=== WHAT THIS TASK INVOLVES ===
Print, word for word, the opening line of the data below and every line after it through the line that contains "import pandas as pd", but not the pictures.

=== DATA PROVIDED ===
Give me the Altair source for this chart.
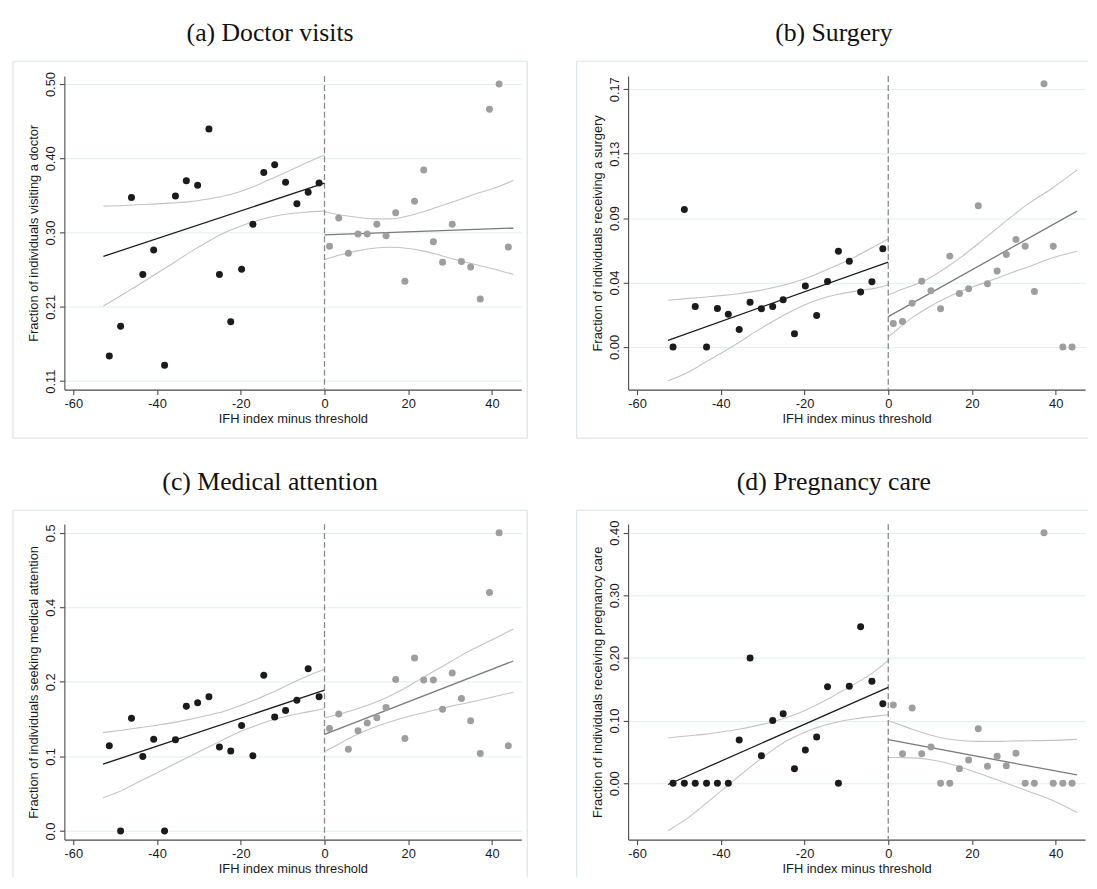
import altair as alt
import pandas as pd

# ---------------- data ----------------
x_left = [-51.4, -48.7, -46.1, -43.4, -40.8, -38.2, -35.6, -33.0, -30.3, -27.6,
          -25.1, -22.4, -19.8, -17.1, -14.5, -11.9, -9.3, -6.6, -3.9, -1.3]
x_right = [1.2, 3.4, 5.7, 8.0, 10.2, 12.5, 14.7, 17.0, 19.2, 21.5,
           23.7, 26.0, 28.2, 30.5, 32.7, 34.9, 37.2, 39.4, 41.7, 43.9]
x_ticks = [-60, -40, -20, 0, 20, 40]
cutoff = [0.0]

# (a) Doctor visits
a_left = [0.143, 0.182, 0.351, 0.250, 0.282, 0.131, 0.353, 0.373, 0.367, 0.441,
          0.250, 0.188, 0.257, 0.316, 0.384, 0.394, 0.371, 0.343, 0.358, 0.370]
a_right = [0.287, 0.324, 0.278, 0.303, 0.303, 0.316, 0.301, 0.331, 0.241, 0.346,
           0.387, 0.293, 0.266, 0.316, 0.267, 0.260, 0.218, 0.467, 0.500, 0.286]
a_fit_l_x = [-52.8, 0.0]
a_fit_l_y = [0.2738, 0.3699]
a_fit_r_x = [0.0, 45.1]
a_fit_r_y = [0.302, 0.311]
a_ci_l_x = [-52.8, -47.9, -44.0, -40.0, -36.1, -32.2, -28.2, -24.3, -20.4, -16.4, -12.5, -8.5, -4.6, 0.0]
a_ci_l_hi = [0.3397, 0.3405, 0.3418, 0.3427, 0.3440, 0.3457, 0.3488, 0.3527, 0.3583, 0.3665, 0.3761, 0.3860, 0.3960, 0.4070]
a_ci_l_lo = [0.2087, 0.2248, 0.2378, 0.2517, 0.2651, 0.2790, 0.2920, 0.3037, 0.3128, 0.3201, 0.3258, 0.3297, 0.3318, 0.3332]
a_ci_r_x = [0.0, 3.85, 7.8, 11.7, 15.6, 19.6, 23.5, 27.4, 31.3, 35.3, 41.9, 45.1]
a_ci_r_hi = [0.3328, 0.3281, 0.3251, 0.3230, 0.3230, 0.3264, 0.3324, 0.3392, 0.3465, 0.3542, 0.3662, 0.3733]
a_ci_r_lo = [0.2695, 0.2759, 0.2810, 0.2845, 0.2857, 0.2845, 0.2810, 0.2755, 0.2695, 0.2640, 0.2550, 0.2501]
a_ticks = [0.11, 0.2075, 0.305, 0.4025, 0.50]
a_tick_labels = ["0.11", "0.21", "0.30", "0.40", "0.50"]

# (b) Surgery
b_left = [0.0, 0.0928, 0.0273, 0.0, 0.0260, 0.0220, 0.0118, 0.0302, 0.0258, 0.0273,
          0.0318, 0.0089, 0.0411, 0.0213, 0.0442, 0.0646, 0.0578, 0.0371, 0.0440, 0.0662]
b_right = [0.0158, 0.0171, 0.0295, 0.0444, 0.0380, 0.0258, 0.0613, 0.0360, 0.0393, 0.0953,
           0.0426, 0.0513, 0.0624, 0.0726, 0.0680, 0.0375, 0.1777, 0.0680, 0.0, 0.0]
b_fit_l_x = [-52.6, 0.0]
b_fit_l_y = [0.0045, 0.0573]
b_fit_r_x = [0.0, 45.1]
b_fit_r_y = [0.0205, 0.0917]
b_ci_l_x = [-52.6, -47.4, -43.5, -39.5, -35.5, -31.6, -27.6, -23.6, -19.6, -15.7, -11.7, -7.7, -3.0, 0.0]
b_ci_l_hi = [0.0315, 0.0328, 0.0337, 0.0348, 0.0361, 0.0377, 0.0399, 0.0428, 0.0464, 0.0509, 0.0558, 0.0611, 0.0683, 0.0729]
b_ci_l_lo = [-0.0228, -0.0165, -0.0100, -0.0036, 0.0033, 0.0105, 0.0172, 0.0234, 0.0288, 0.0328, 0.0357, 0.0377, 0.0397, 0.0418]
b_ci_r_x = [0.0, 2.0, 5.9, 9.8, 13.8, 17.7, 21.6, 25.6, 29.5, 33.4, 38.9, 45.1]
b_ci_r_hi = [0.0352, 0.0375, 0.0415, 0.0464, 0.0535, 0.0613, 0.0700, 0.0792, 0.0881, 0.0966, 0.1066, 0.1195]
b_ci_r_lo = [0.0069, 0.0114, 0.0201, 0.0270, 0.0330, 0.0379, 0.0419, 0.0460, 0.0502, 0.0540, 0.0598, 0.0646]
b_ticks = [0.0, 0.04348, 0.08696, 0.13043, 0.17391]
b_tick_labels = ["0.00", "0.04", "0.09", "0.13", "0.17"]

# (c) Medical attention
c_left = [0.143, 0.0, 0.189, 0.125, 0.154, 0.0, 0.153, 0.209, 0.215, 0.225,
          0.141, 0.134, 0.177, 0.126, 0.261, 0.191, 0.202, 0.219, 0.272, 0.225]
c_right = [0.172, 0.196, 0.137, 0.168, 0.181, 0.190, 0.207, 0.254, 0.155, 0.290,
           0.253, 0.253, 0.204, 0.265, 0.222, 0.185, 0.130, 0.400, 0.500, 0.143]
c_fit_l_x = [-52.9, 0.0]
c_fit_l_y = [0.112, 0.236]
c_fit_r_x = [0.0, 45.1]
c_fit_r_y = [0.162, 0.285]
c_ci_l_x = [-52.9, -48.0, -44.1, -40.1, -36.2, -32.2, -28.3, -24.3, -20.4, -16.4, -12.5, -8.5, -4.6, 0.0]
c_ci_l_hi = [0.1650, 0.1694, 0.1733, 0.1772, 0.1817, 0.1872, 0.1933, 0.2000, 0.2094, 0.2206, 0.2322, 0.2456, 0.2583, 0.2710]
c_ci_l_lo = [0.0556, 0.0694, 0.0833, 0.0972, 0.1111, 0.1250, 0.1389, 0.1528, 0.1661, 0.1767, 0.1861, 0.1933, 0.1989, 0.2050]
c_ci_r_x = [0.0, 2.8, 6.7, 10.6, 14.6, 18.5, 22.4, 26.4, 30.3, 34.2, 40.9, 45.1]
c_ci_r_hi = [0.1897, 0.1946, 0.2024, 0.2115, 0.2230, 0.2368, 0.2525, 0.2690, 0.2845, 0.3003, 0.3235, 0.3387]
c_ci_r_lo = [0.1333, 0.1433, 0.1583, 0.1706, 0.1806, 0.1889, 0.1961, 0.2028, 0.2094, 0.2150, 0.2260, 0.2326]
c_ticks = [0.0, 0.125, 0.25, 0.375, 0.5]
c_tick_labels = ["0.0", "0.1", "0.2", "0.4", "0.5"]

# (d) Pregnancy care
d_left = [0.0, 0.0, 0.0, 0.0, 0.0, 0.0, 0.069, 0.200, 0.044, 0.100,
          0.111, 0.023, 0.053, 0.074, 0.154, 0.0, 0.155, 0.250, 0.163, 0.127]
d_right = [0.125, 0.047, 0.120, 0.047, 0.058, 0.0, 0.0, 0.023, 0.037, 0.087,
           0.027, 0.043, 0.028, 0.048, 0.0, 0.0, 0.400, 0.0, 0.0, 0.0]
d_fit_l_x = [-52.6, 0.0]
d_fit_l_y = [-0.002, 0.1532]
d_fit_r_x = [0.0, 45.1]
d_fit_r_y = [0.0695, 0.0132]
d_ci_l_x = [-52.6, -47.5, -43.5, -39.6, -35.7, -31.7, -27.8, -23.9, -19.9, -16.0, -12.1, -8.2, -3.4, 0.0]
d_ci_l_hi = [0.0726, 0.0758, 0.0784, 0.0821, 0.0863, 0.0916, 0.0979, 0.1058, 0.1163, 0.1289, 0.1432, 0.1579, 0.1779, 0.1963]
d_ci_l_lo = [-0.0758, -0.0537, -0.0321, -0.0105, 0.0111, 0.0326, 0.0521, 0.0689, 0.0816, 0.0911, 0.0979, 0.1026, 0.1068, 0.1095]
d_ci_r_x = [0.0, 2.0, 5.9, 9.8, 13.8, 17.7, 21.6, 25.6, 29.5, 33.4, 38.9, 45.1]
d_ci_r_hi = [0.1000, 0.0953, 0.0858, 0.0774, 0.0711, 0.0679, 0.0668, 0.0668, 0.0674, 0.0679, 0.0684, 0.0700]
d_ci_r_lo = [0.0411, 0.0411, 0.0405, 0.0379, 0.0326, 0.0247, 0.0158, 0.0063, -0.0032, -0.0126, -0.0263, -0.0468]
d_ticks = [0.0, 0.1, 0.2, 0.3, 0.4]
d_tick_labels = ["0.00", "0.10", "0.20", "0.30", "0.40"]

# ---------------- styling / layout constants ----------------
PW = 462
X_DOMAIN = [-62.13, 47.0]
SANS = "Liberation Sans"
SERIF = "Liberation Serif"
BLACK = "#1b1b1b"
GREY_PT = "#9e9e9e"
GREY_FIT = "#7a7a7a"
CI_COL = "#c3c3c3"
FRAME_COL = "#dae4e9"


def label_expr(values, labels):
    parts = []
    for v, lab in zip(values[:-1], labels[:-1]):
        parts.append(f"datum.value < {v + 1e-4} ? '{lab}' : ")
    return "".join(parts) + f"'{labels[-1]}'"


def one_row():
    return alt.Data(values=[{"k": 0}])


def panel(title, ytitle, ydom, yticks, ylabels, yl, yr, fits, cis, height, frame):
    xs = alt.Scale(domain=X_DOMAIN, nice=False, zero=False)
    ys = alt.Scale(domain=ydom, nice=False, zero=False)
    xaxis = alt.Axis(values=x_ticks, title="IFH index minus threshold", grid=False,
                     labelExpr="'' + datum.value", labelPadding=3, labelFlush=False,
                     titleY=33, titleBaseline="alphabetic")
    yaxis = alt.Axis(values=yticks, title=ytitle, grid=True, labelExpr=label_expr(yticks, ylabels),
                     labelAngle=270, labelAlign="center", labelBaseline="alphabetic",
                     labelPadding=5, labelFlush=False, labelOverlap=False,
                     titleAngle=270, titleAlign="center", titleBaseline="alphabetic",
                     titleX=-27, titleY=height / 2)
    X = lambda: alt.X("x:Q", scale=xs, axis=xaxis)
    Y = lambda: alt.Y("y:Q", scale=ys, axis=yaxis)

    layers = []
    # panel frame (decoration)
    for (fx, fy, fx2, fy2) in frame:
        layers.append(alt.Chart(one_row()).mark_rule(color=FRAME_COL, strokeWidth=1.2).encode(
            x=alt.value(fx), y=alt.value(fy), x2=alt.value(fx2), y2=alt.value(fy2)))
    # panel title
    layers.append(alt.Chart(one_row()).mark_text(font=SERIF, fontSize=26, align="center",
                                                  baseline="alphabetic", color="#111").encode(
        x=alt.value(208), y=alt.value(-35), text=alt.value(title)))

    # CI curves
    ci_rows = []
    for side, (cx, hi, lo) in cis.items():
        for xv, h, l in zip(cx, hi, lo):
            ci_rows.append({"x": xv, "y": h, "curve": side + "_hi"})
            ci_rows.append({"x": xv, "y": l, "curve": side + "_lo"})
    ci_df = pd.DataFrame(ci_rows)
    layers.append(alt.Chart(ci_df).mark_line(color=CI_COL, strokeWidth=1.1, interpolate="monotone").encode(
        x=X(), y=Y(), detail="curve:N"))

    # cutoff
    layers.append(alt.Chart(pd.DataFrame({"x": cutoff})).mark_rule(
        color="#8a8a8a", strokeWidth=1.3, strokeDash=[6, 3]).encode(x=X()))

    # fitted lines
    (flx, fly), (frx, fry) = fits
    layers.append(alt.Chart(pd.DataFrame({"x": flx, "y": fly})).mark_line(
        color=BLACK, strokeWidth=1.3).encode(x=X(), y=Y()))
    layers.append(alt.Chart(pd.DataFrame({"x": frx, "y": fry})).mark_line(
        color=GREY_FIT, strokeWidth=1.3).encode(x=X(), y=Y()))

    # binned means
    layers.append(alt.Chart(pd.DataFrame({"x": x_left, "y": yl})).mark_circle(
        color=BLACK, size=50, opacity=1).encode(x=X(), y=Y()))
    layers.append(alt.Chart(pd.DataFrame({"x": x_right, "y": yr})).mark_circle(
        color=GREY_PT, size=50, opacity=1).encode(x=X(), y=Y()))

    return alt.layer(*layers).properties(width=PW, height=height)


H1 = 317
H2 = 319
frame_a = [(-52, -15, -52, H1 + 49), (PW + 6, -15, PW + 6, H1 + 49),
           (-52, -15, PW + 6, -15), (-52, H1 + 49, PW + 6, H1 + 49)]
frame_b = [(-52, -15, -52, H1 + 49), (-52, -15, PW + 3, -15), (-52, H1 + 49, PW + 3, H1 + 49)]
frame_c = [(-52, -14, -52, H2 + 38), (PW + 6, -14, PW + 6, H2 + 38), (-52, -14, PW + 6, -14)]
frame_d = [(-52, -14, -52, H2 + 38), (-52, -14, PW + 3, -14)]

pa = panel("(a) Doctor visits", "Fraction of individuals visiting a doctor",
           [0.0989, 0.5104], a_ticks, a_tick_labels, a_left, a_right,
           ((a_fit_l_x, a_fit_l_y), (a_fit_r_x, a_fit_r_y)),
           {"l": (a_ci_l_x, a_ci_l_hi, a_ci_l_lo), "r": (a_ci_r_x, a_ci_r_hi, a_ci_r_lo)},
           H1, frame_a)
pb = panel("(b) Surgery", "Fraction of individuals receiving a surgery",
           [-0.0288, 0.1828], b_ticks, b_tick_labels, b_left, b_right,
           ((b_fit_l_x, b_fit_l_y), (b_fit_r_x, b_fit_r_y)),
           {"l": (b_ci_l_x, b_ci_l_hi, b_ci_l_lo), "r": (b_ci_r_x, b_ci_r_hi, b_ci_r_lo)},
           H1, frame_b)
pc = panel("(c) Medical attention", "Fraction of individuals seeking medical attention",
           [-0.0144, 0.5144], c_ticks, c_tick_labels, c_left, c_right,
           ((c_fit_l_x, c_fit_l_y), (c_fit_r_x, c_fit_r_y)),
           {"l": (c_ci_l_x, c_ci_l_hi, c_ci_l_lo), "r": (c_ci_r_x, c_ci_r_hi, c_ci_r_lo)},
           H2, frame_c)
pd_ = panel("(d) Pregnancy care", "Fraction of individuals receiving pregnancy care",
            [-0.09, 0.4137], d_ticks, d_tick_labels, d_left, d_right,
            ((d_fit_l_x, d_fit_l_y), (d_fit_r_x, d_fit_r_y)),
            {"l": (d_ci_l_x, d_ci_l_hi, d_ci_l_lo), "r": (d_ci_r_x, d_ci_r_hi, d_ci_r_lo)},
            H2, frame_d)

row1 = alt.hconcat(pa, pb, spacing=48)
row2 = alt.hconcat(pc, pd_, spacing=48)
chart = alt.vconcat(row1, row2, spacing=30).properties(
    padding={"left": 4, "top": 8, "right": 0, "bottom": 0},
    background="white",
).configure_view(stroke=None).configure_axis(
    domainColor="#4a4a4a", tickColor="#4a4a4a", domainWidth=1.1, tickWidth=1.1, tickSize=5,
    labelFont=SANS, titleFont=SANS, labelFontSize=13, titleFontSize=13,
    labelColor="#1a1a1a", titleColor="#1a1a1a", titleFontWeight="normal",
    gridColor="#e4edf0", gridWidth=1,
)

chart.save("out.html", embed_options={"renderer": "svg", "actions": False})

=== COMPLETE RESPONSE ===
Give me the Altair source for this chart.
import altair as alt
import pandas as pd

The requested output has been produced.